7) Großglocknerhochalpenstraße
The Großglockner is Austria’s highest mountain. It took me some years to realise that your average tourist can’t get anywhere near the summit but what you can do is take the spectacular scenic high Alpine toll road up to the viewpoint, which also overlooks like Pasterze Glacier, which is the longest glacier in Austria. It looks more like a traditional textbook glacier than the Hintertux, which merely looks like a very snowy mountain. You’ll find patches of snow along the edge of the road and it’s always fun to stop in the lay-bys to slide down those patches.
8) Krimml Waterfall
Krimml is supposed to be the highest waterfall in Austria. And maybe it is. It’s certainly an interesting and powerful waterfall, with a long trail up to the top. You may have noticed me wearing a pointy red hat by now. I bought that hat here when I was about nine.
9) Zillertalbahn
We used to do this all the time but then it got expensive and the timings got awkward for wherever we were coming from. It’s a steam train that runs between Jenbach and Mayrhofen.
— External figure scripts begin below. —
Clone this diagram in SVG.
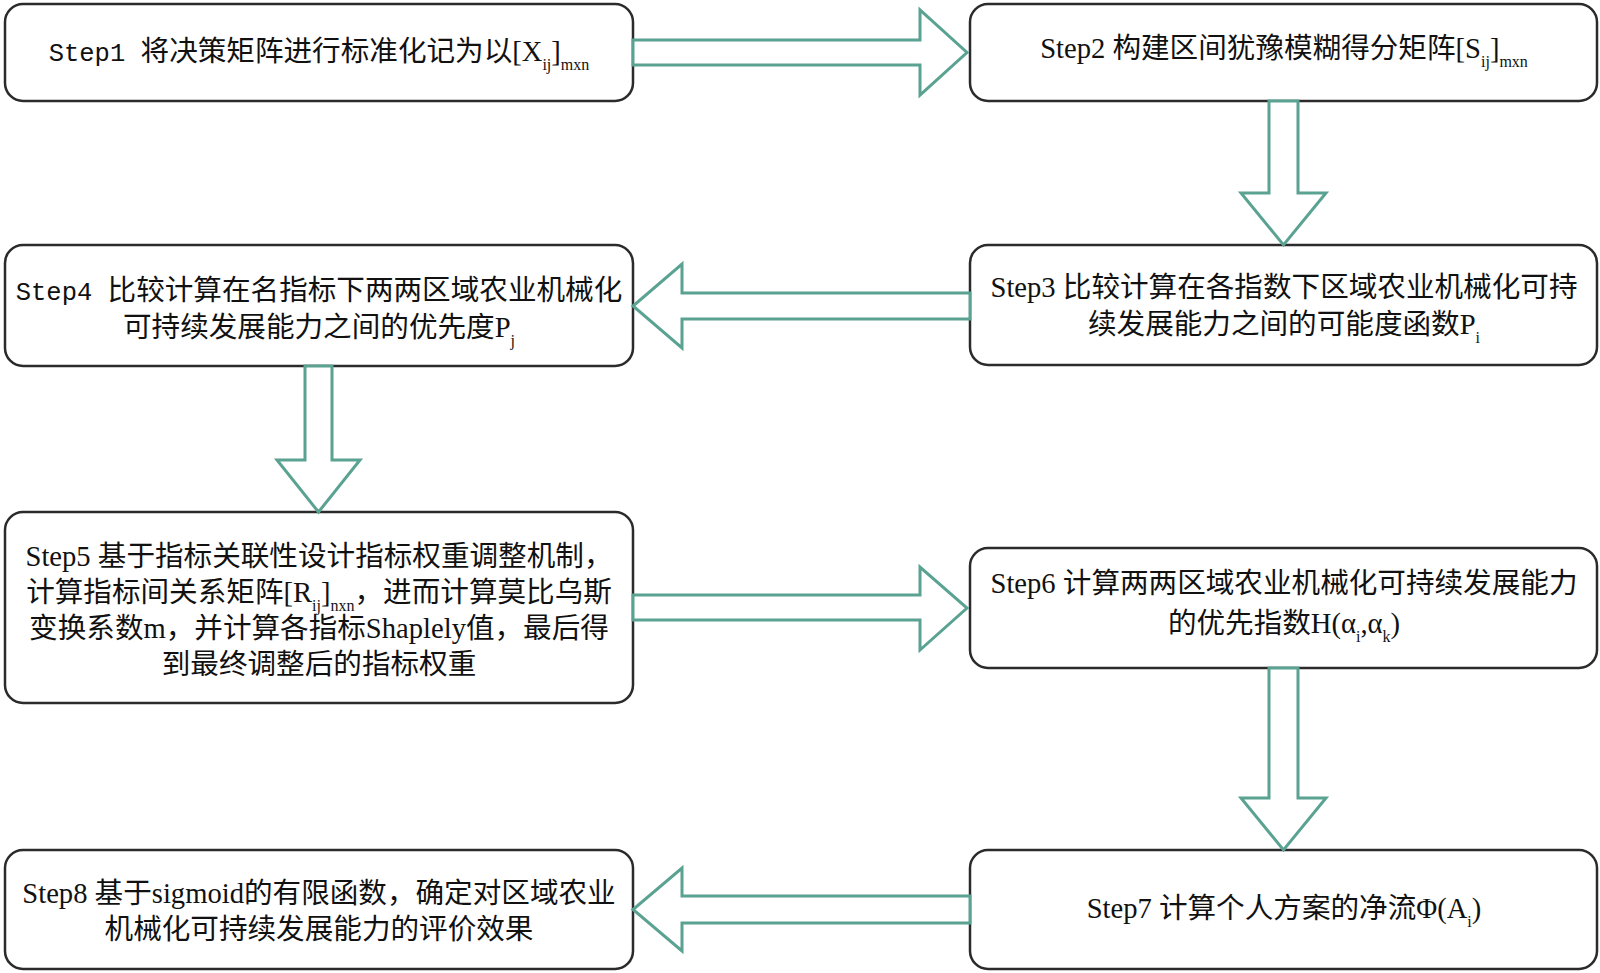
<svg xmlns="http://www.w3.org/2000/svg" width="1600" height="973" viewBox="0 0 1600 973">
<style>
.box{fill:#ffffff;stroke:#2b2b2b;stroke-width:2.5}
.arr{fill:#ffffff;stroke:#5aa291;stroke-width:3;stroke-linejoin:miter}
.t{font-family:"Liberation Serif","Noto Sans CJK SC",serif;font-size:28.6px;fill:#111;text-anchor:middle}
.m{font-family:"Liberation Mono","Noto Sans CJK SC",monospace;font-size:25.5px}
.s{font-size:16px}
</style>
<rect width="1600" height="973" fill="#ffffff"/>
<g id="step1">
<rect class="box" x="5" y="4" width="628" height="97" rx="18"/>
<text class="t" x="319" y="61"><tspan class="m">Step1 </tspan>将决策矩阵进行标准化记为以[X<tspan class="s" dy="9">ij</tspan><tspan dy="-9">]</tspan><tspan class="s" dy="9">mxn</tspan></text>
</g>
<g id="step2">
<rect class="box" x="970" y="4" width="627" height="97" rx="18"/>
<text class="t" x="1284" y="58">Step2 构建区间犹豫模糊得分矩阵[S<tspan class="s" dy="9">ij</tspan><tspan dy="-9">]</tspan><tspan class="s" dy="9">mxn</tspan></text>
</g>
<g id="step3">
<rect class="box" x="970" y="245" width="627" height="120" rx="18"/>
<text class="t" x="1284" y="297">Step3 比较计算在各指数下区域农业机械化可持</text>
<text class="t" x="1284" y="334">续发展能力之间的可能度函数P<tspan class="s" dy="9">i</tspan></text>
</g>
<g id="step4">
<rect class="box" x="5" y="245" width="628" height="121" rx="18"/>
<text class="t" x="319" y="300"><tspan class="m">Step4 </tspan>比较计算在名指标下两两区域农业机械化</text>
<text class="t" x="319" y="337">可持续发展能力之间的优先度P<tspan class="s" dy="9">j</tspan></text>
</g>
<g id="step5">
<rect class="box" x="5" y="512" width="628" height="191" rx="18"/>
<text class="t" x="319" y="566">Step5 基于指标关联性设计指标权重调整机制，</text>
<text class="t" x="319" y="602">计算指标间关系矩阵[R<tspan class="s" dy="9">ij</tspan><tspan dy="-9">]</tspan><tspan class="s" dy="9">nxn</tspan><tspan dy="-9">，进而计算莫比乌斯</tspan></text>
<text class="t" x="319" y="638">变换系数m，并计算各指标Shaplely值，最后得</text>
<text class="t" x="319" y="674">到最终调整后的指标权重</text>
</g>
<g id="step6">
<rect class="box" x="970" y="548" width="627" height="120" rx="18"/>
<text class="t" x="1284" y="593">Step6 计算两两区域农业机械化可持续发展能力</text>
<text class="t" x="1284" y="633">的优先指数H(α<tspan class="s" dy="9">i</tspan><tspan dy="-9">,α</tspan><tspan class="s" dy="9">k</tspan><tspan dy="-9">)</tspan></text>
</g>
<g id="step7">
<rect class="box" x="970" y="850" width="627" height="119" rx="18"/>
<text class="t" x="1284" y="918">Step7 计算个人方案的净流Φ(A<tspan class="s" dy="9">i</tspan><tspan dy="-9">)</tspan></text>
</g>
<g id="step8">
<rect class="box" x="5" y="850" width="628" height="119" rx="18"/>
<text class="t" x="319" y="903">Step8 基于sigmoid的有限函数，确定对区域农业</text>
<text class="t" x="319" y="939">机械化可持续发展能力的评价效果</text>
</g>
<g id="connectors">
<path class="arr" d="M633,40 H920 V10 L967,52.5 L920,95 V65 H633 Z"/>
<path class="arr" d="M1269,101 V193 H1241 L1283.5,245 L1326,193 H1298 V101 Z"/>
<path class="arr" d="M970,293 H682 V264 L633,306 L682,348 V319 H970 Z"/>
<path class="arr" d="M305,366 V460 H277 L318.5,512 L360,460 H332 V366 Z"/>
<path class="arr" d="M633,595 H920 V567 L967,608 L920,650 V620 H633 Z"/>
<path class="arr" d="M1269,668 V798 H1241 L1283.5,850 L1326,798 H1298 V668 Z"/>
<path class="arr" d="M970,896 H682 V868 L633,909.5 L682,951 V923 H970 Z"/>
</g>
</svg>
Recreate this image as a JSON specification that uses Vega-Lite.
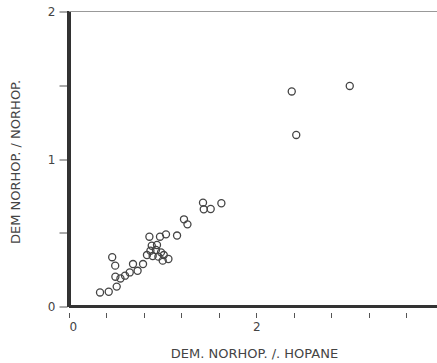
{
  "$schema": "https://vega.github.io/schema/vega-lite/v6.json",
  "width": 368,
  "height": 295,
  "autosize": {"type": "none"},
  "padding": {"left": 69, "top": 11.5, "right": 0, "bottom": 56.5},
  "background": "white",
  "config": {"view": {"stroke": null}},
  "data": {"values": [
    {"a": 2.377, "b": 1.458}, {"a": 2.996, "b": 1.495}, {"a": 2.425, "b": 1.163},
    {"a": 1.430, "b": 0.704}, {"a": 1.438, "b": 0.659}, {"a": 1.512, "b": 0.661},
    {"a": 1.626, "b": 0.700}, {"a": 1.227, "b": 0.591}, {"a": 1.264, "b": 0.557},
    {"a": 0.858, "b": 0.473}, {"a": 0.971, "b": 0.473}, {"a": 1.035, "b": 0.489},
    {"a": 1.153, "b": 0.481}, {"a": 0.883, "b": 0.412}, {"a": 0.939, "b": 0.417},
    {"a": 0.869, "b": 0.378}, {"a": 0.928, "b": 0.383}, {"a": 0.982, "b": 0.367},
    {"a": 0.832, "b": 0.349}, {"a": 0.893, "b": 0.342}, {"a": 0.954, "b": 0.338},
    {"a": 1.011, "b": 0.349}, {"a": 1.000, "b": 0.311}, {"a": 1.061, "b": 0.322},
    {"a": 0.790, "b": 0.288}, {"a": 0.461, "b": 0.334}, {"a": 0.493, "b": 0.277},
    {"a": 0.683, "b": 0.288}, {"a": 0.732, "b": 0.242}, {"a": 0.648, "b": 0.231},
    {"a": 0.598, "b": 0.209}, {"a": 0.549, "b": 0.190}, {"a": 0.495, "b": 0.202},
    {"a": 0.509, "b": 0.135}, {"a": 0.424, "b": 0.100}, {"a": 0.331, "b": 0.095}
  ]},
  "layer": [
    {
      "mark": {"type": "rule", "color": "#333", "strokeWidth": 3},
      "encoding": {"x": {"datum": 0, "type": "quantitative", "scale": {"domain": [0, 3.927]}}}
    },
    {
      "mark": {"type": "rule", "color": "#333", "strokeWidth": 3},
      "encoding": {"y": {"datum": 0, "type": "quantitative", "scale": {"domain": [0, 2]}}}
    },
    {
      "mark": {"type": "rule", "color": "#999", "strokeWidth": 1.2},
      "encoding": {"y": {"datum": 2, "type": "quantitative"}}
    },
    {
      "mark": {"type": "point", "shape": "circle", "filled": false, "size": 50, "stroke": "#444", "strokeWidth": 1.3, "opacity": 1},
      "encoding": {
        "x": {
          "field": "a", "type": "quantitative",
          "scale": {"domain": [0, 3.927], "nice": false, "zero": false},
          "axis": {
            "title": "DEM. NORHOP. /. HOPANE",
            "values": [0, 0.4, 0.8, 1.2, 1.6, 2, 2.4, 2.8, 3.2, 3.6],
            "format": "~g",
            "labelExpr": "datum.value == 0 || datum.value == 2 ? datum.label : ''",
            "domain": false, "grid": false,
            "offset": 6, "tickSize": 5, "tickColor": "#555", "tickWidth": 1,
            "labelPadding": 4, "labelFont": "DejaVu Sans", "labelFontSize": 12, "labelColor": "#444",
            "titleFont": "DejaVu Sans", "titleFontSize": 13, "titleFontWeight": "normal", "titleColor": "#444",
            "titleX": 185, "titleY": 41, "titleBaseline": "middle", "titleAlign": "center"
          }
        },
        "y": {
          "field": "b", "type": "quantitative",
          "scale": {"domain": [0, 2], "nice": false, "zero": false},
          "axis": {
            "title": "DEM NORHOP. / NORHOP.",
            "values": [0, 0.25, 0.5, 0.75, 1, 1.25, 1.5, 1.75, 2],
            "format": "~g",
            "labelExpr": "datum.value == 0 || datum.value == 1 || datum.value == 2 ? datum.label : ''",
            "domain": false, "grid": false,
            "offset": 2, "tickSize": 8, "tickColor": "#555", "tickWidth": 1,
            "labelPadding": 4, "labelFont": "DejaVu Sans", "labelFontSize": 12, "labelColor": "#444",
            "titleFont": "DejaVu Sans", "titleFontSize": 13, "titleFontWeight": "normal", "titleColor": "#444",
            "titleX": -52, "titleY": 150, "titleAngle": 270, "titleBaseline": "middle", "titleAlign": "center"
          }
        }
      }
    }
  ]
}
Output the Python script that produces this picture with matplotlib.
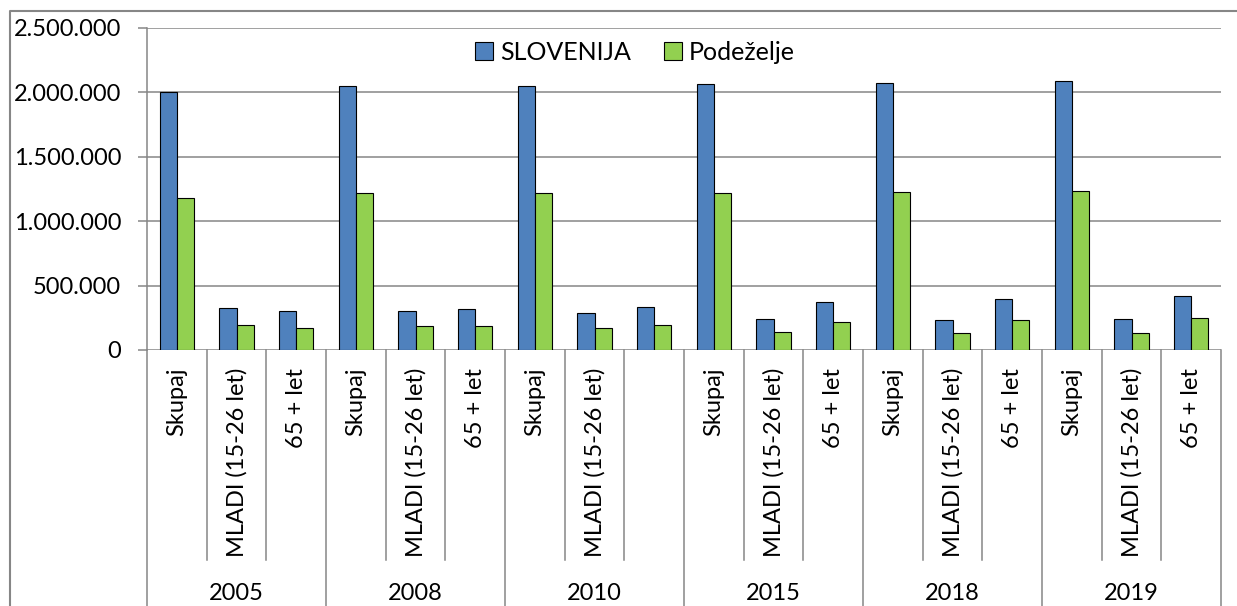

Jenbach is on the main railway line between Innsbruck and Vienna and it’s the changing point for both the southerly Zillertal valley and the northerly Achental valley (leading up the Pertisau or Briesau if you’re a Chalet School fan – Jenbach is Spartz). The train chugs along the valley, stops for an hour or so at Mayrhofen at the far end and then chugs back and it’s a great way to see a scenic valley.
10) Paragliding
Just me? I did my first paraglide from the Choralpe or Talkaser above Westendorf in 2006 and my sister did hers a year or two ago. It’s another unusual way to see the scenery if you’ve got a head for heights. You’ll be with a qualified experienced pilot, sitting in a padded backpack seat thing and you’ll probably get an amazing set of photos presented to you at the end. A warning: paragliding is addictive!